YAYASAN Lembaga Bantuan Hukum Indonesia (YLBHI) menilai, Mahkamah Konstitusi (MK) terkesan tidak mau diawasi. Pasalnya, MK telah mengabulkan uji materi UU No.4/2014 tentang Penetapan Perppu No.1/2013 Perubahan Kedua atas UU MK.
Direktur Advokasi YLBHI Bahrain menyatakan, dengan putusan MK tersebut, maka substansi penting dalam UU No.4/2014 itu otomatis batal. Dikatakannya, pengawasan Majelis Kehormatan Hakim Konstitusi (MKHK) sebagai bentuk konkrit dari penyelamatan MK tidak lagi berlaku. Bahkan, kata dia, pengawasan Dewan Etik internal juga dihilangkan. “MK terkesan tidak mau diawasi,” ujarnya saat dikonfirmasi kabar3 lewat telepon seluler, Sabtu (15/2).
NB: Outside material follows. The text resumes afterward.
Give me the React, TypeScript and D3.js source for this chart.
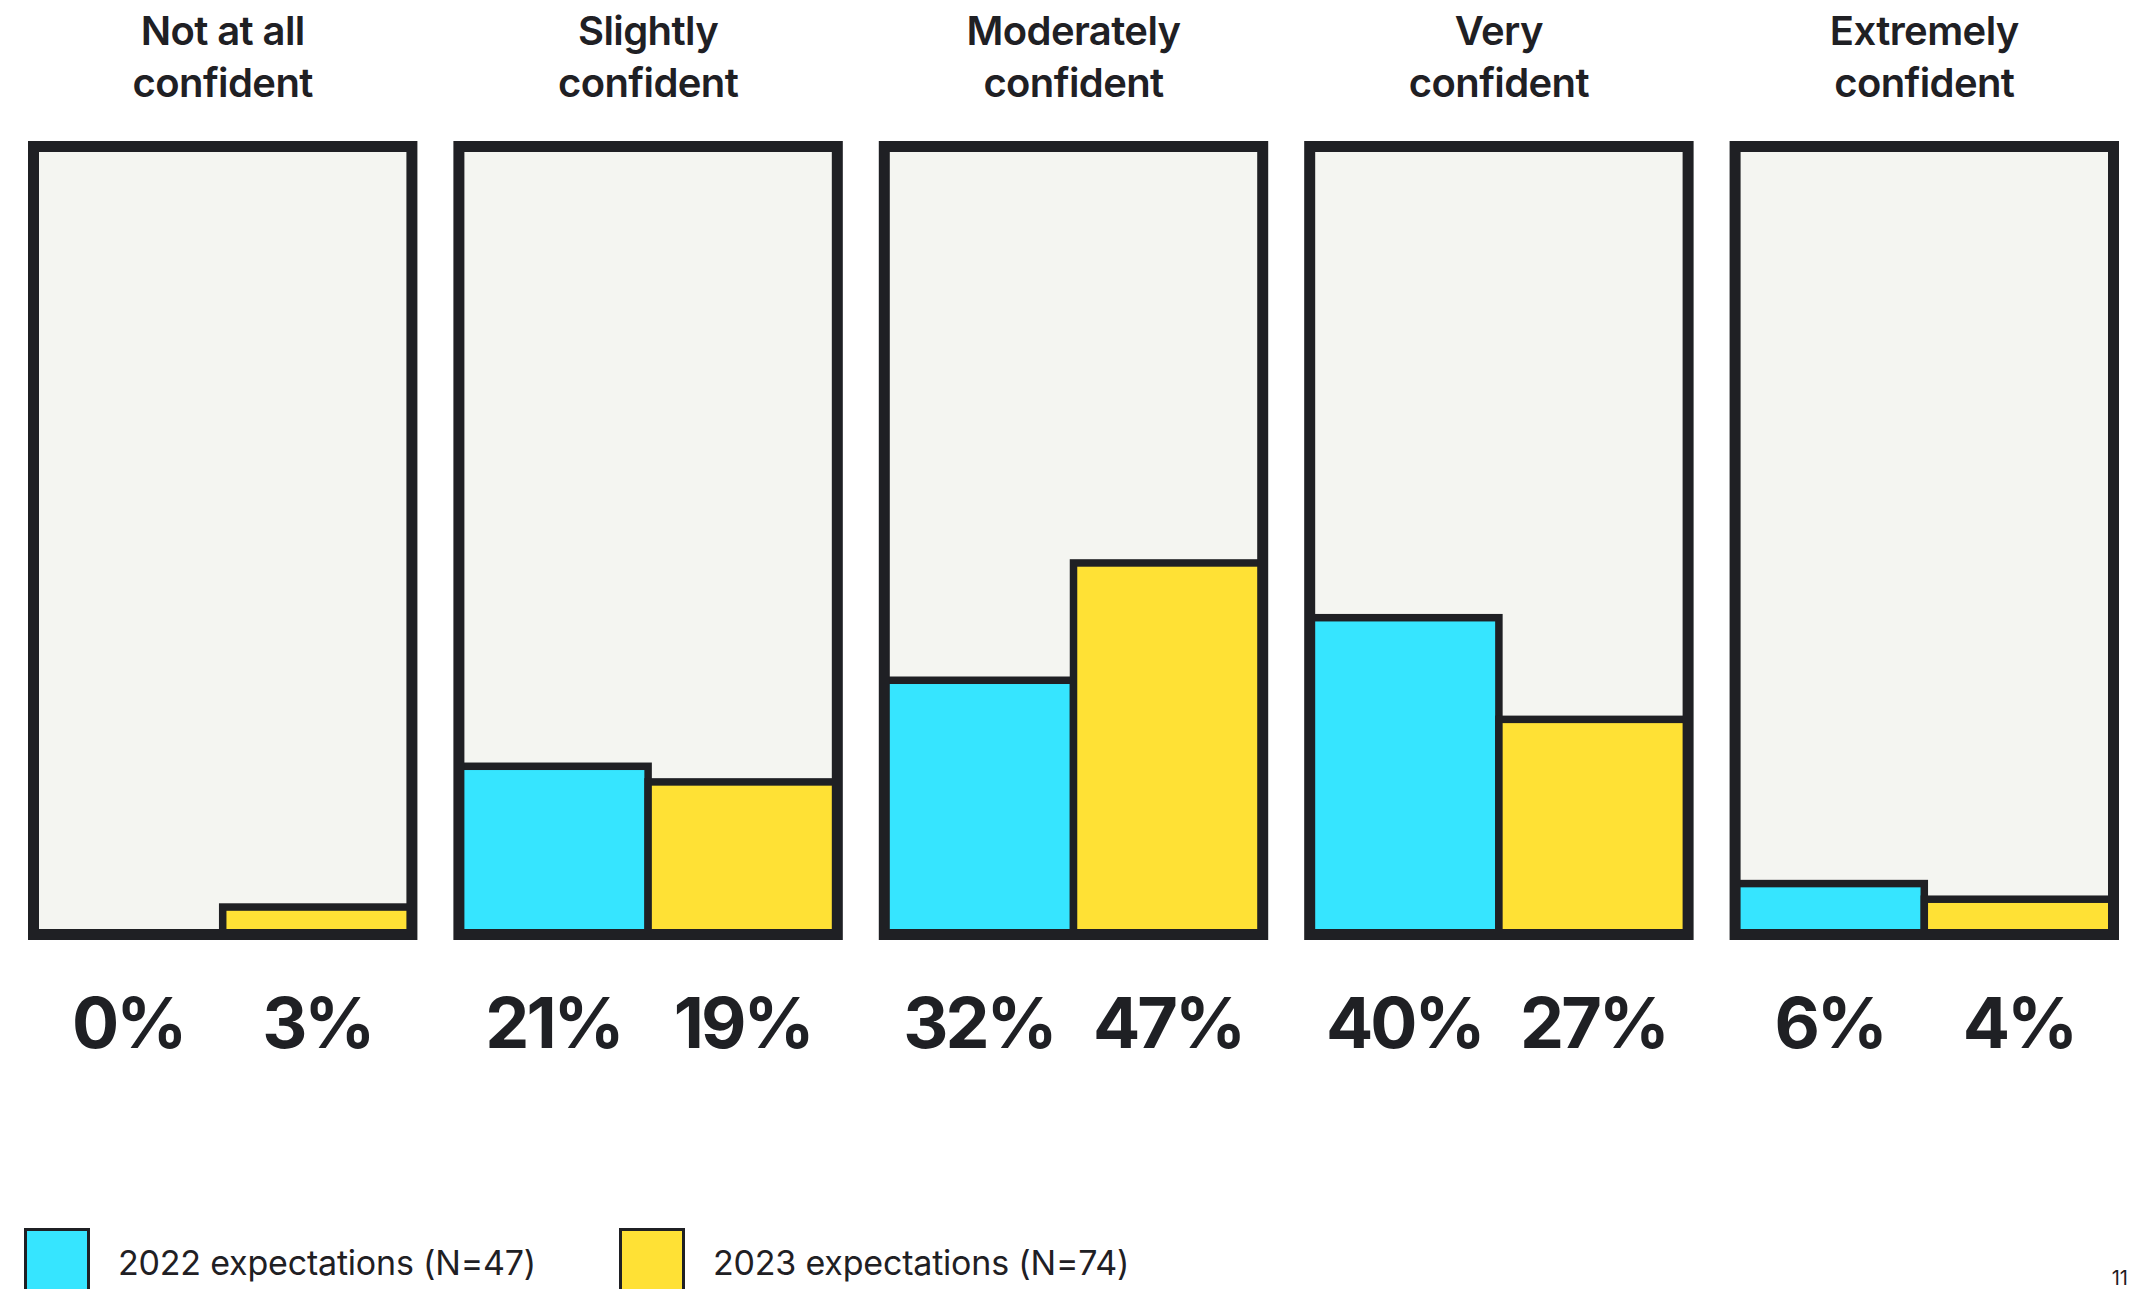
import * as d3 from 'd3'

const WIDTH = 2131
const HEIGHT = 1289

const CATEGORIES = [
  ['Not at all', 'confident'],
  ['Slightly', 'confident'],
  ['Moderately', 'confident'],
  ['Very', 'confident'],
  ['Extremely', 'confident'],
]
const SERIES = ['2022 expectations (N=47)', '2023 expectations (N=74)']
const VALUES_2022 = [0, 21, 32, 40, 6]
const VALUES_2023 = [3, 19, 47, 27, 4]

const COLORS = ['#36E5FF', '#FFE135']
const DARK = '#1F2024'
const PANEL_FILL = '#F4F5F1'
const FONT = 'Inter, "Noto Sans", sans-serif'

const PANEL_TOP = 141
const PANEL_BOTTOM = 940
const PANEL_STROKE = 11
const BAR_STROKE = 7.5

export default function App() {
  const keys = CATEGORIES.map(c => c.join(' '))
  const seriesValues = [VALUES_2022, VALUES_2023]

  const xPanel = d3.scaleBand<string>()
    .domain(keys)
    .range([28, 2119])
    .paddingInner(0.0846)

  const bw = xPanel.bandwidth()

  const xSub = d3.scaleBand<string>()
    .domain(SERIES)
    .range([PANEL_STROKE / 2, bw - PANEL_STROKE / 2])

  const y = d3.scaleLinear()
    .domain([0, 100])
    .range([930.5, 148.5])

  const baseY = PANEL_BOTTOM - PANEL_STROKE / 2

  return (
    <svg
      width={WIDTH}
      height={HEIGHT}
      style={{ position: 'absolute', left: 0, top: 0, background: '#fff' }}
      fontFamily={FONT}
    >
      {keys.map((key, i) => {
        const x0 = xPanel(key)!
        const cx = x0 + bw / 2
        return (
          <g key={key}>
            {/* title */}
            <text x={cx} textAnchor="middle" fontSize={40} fontWeight={600} fill={DARK} letterSpacing={-0.6}>
              <tspan x={cx} y={45}>{CATEGORIES[i][0]}</tspan>
              <tspan x={cx} y={97}>{CATEGORIES[i][1]}</tspan>
            </text>

            {/* panel background */}
            <rect
              x={x0 + PANEL_STROKE / 2}
              y={PANEL_TOP + PANEL_STROKE / 2}
              width={bw - PANEL_STROKE}
              height={PANEL_BOTTOM - PANEL_TOP - PANEL_STROKE}
              fill={PANEL_FILL}
            />

            {/* bars */}
            {SERIES.map((s, j) => {
              const v = seriesValues[j][i]
              if (v <= 0) return null
              return (
                <rect
                  key={s}
                  x={x0 + xSub(s)!}
                  y={y(v)}
                  width={xSub.bandwidth()}
                  height={baseY - y(v)}
                  fill={COLORS[j]}
                  stroke={DARK}
                  strokeWidth={BAR_STROKE}
                />
              )
            })}

            {/* panel border */}
            <rect
              x={x0 + PANEL_STROKE / 2}
              y={PANEL_TOP + PANEL_STROKE / 2}
              width={bw - PANEL_STROKE}
              height={PANEL_BOTTOM - PANEL_TOP - PANEL_STROKE}
              fill="none"
              stroke={DARK}
              strokeWidth={PANEL_STROKE}
            />

            {/* value labels */}
            {SERIES.map((s, j) => (
              <text
                key={s}
                x={x0 + xSub(s)! + xSub.bandwidth() / 2}
                y={1048}
                textAnchor="middle"
                fontSize={70}
                fontWeight={700}
                fill={DARK}
                letterSpacing={-3}
              >
                {`${seriesValues[j][i]}%`}
              </text>
            ))}
          </g>
        )
      })}

      {/* legend */}
      {SERIES.map((s, j) => {
        const lx = j === 0 ? 24 : 619
        return (
          <g key={s}>
            <rect x={lx + 1.5} y={1229.5} width={63} height={63} fill={COLORS[j]} stroke={DARK} strokeWidth={3} />
            <text x={lx + 94} y={1275} fontSize={34} fill={DARK} letterSpacing={-0.2}>{s}</text>
          </g>
        )
      })}

      {/* page number */}
      <text x={2128} y={1285} textAnchor="end" fontSize={20} fill={DARK}>11</text>
    </svg>
  )
}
Selain itu, kata Bahrain, ketentuan syarat bagi calon hakim MK agar minimal tujuh tahun tidak aktif di partai politik (Parpol) juga dibatalkan. Padahal, lanjut dia, pembatasan tersebut bertujuan untuk menjaga independensi hakim konstitusi agar tidak terjebak pada kepentingan golongan atau kelompok. “Kami hanya ingin agar MK ini berjalan dengan baik,” kata dia menambahkan.
Untuk itu, Bahrain mendorong agar DPR, Presiden, dan Mahkamah Agung membuat mekanisme internal dalam rekrutmen hakim MK yang berlandaskan transparansi dan akuntabilitas. Pasalnya, hakim MK bukan malaikat atau manusia setengah dewa yang tidak perlu diawasi.
Dikatakannya, paling tidak kasus mantan Ketua MK Akil Mochtar bisa dijadikan pelajaran agar wibaya MK tidak tercoreng. Sebab, kata dia, ke depan MK diharapkan menjadi tombak penegakan hukum dan pengawalan konstitusi.
Sebelumnya, putusan MK telah menolak materi undang-undang (UU) No.4/2014 tentang Penetapan Perppu No.1/2013 tentang Perubahan Kedua atas UU MK. Dengan demikian, MK kembali pada UU No.24/2003.